I emerged from my winter hibernation to attend ConDFW in a snowy Dallas the weekend of February 12 through 14. I didn’t come across any late-breaking or astonishing publishing news or book industry gossip, but it’s always fun to get together with other authors and talk about our work.
I ended up as an emergency fill-in on the Fantastic Realms: Trends in Fantasy panel. The thing about trends is that they can change in a heartbeat, so it’s not something aspiring writers can really look at and plan their careers around. By the time you get that book written and submitted, the trend will have changed. It does seem like the dark, edgy urban fantasy that has a lot in common with paranormal romance is currently dominating the market — you know, those books with tough-looking women in black leather holding big weapons on the covers (though now the women are more likely to be looking at you instead of keeping their backs turned). But who knows what will start striking editors’ fancies next.

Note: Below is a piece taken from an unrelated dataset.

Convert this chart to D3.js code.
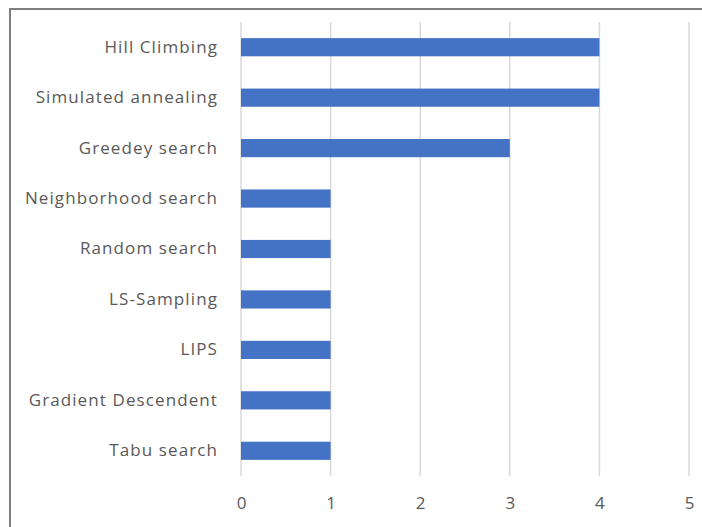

One difficulty in spotting trends is that the books may be shelved all over the store. With blended genres, books can fall into science fiction/fantasy, mystery, romance or general fiction, which makes it harder for readers to find what they like. For instance, if you like urban fantasy, you’ll need to check the shelves in not only the fantasy section, but also the romance section, the mystery section and the young adult section. Steampunk is getting a lot of buzz. It’s all over the place at conventions, and I keep hearing industry people talk about it as the possible next big trend, but it’s hard to find the books. Some have been classified as literature, others as science fiction or fantasy, others as romance and then there are young adult and children’s titles that adults would likely enjoy. This seems like a trend that may be on the upswing, as it’s still possible to have read everything that might fall into this subgenre and still want more. Or it could be too narrowly defined and may not go anywhere.
The panelists agreed that the mash-ups that throw monsters, zombies or other odd elements into classic works of literature may be a one-trick pony. The first few books like that will sell well based purely on the novelty aspect, but the trend will likely drop off quickly after that. Which is a pity because I’d love to see Jane Eyre take on ninjas. We did discuss how that concept could be applied in other areas, like taking a new look at classic myths rather than just sticking zombies into 19th century classics. Say, maybe ninjas coming out of the Trojan horse. (I guess we got off on a ninja tangent.)
I’ll be making a few library appearances this month, so next month maybe I’ll have some insight into what librarians are seeing in the book world.